Modern urban living has de-sensitized us to nature. The digital revolution has accentuated this. To attune yourself to the life-forces in nature, you have to spend a lot of time outside, in the elements, in different light conditions, in sun and in rain. You have to spend time with plants, and in relationship to the soil, to bugs, to the birds and to countless other creatures. And much of this time needs to be spent not doing anything. Just being open, and open to being. It is what Heidegger talked about when he said “openness to Being” defines the human essence. Just to be present to what is there. In this way, we can begin to overcome our collective de-sensitization to the subtle life-forces in nature.

 

  1. As succinctly as possible, how do you view the short-term future for humanity and life on this planet?

There’s an extremely powerful trend today in which many human beings are caught up. Many, it seems, feel they don’t really belong to the planet any more, and are drawn increasingly into the new electronic world that has recently announced that it is an “ecosystem” in its own right! The implication is that it can offer a habitat for the human soul. It doesn’t require great insight to see that the more time people spend online, the more they withdraw their allegiance to the planet.

One of the most powerful symptoms of this withdrawal of allegiance to the planet is the fantasy of literally abandoning the Earth and colonizing Mars. This fantasy has gripped the minds of some very rich and influential people, for example the billionaire entrepreneur Elon Musk and celebrity scientists like Brian Cox and the late Stephen Hawking. It is symptomatic of a kind of renunciation of our responsibility to the beautiful Earth on which we live. I think this inner renunciation has already taken place for many people, aided and abetted by their online lives, and this is why the fantasy of abandoning the Earth and leaving it to its fate seems so attractive.

This points to the crying need to take far more seriously our responsibility for nature, recognizing that this Earth is where we as humans belong. It is to this Earth that our primary loyalty must lie. To shoulder this responsibility is also to shoulder the heavy weight of guilt, pain and despair that so many of us feel when we read, or see images, of the unceasing devastation that we are collectively inflicting on the Earth and our fellow creatures.

However, we need to get over the paralyzing effect this has on us and look to see what we can do to heal nature’s wounds. We can join campaigns, of course, sign petitions and try to shop more carefully, but we should also attend to what is closest to us, so we stand more firmly on the Earth. Every garden, every plot of land, no matter how small or modest, is a point of contact with nature. It invites us to tend and care for it, to help to build up the life-forces in it. And if we don’t have a garden, then we can still make a point of walking in nature, even if it’s the local park, and give our attention to the daily miracles that abound. This giving of our attention to nature is absolutely crucial, because through it we root ourselves in the Earth.  

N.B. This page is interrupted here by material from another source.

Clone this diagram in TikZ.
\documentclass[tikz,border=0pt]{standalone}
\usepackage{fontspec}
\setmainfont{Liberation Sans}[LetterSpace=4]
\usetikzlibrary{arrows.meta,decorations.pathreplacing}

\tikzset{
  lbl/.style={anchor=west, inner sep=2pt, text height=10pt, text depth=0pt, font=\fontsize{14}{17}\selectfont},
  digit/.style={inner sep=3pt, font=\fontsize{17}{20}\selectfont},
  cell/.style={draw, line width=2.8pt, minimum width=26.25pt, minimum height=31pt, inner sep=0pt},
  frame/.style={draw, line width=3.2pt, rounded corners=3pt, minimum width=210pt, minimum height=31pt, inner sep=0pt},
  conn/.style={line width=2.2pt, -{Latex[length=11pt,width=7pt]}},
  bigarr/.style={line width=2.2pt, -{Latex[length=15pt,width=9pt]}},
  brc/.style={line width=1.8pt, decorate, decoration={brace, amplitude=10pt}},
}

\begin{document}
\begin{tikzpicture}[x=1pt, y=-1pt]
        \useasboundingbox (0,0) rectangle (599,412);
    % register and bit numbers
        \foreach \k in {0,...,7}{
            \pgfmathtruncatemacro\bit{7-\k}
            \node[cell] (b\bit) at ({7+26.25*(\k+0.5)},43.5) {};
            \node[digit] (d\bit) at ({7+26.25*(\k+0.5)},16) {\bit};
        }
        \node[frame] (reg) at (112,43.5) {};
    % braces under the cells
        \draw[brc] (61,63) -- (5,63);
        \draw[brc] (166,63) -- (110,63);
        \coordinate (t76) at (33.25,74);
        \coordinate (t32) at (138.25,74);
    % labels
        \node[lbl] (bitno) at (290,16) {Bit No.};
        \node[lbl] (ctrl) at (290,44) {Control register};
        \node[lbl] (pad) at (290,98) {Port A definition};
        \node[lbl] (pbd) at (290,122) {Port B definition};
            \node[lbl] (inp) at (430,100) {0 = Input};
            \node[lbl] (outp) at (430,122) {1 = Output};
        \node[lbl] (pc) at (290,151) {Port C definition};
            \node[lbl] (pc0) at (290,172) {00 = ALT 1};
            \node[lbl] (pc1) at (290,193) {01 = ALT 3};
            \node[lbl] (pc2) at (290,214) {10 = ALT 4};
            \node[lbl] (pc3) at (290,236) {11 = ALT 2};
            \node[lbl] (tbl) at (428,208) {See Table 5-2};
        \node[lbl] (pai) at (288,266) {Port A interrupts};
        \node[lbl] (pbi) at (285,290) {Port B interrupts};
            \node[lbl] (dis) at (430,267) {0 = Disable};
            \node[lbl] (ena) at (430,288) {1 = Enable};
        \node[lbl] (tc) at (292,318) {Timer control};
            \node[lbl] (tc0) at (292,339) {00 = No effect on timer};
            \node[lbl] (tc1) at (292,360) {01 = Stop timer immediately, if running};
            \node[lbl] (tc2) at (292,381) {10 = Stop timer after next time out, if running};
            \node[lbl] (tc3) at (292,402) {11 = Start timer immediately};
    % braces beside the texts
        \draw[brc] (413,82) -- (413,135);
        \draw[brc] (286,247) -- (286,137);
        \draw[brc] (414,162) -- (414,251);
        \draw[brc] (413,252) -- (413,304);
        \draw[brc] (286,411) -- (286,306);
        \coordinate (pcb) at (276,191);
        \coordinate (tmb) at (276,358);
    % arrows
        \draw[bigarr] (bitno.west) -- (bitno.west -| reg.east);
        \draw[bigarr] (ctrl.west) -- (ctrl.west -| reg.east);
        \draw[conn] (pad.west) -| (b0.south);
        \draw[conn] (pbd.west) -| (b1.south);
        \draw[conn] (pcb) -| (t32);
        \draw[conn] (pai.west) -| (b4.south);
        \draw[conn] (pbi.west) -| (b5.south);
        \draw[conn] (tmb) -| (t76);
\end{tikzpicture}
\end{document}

Many of us feel trepidation for the future, but this feeling alone is not particularly helpful. We need to gather our strength to meet the future with equanimity, and make it our daily practice to live with positivity and hope. And we need to know that the quality of our consciousness of nature is in itself a gift that each of us can bestow. If we can live with greater awareness and appreciation of the wisdom and beauty that surrounds us, that itself will make a difference.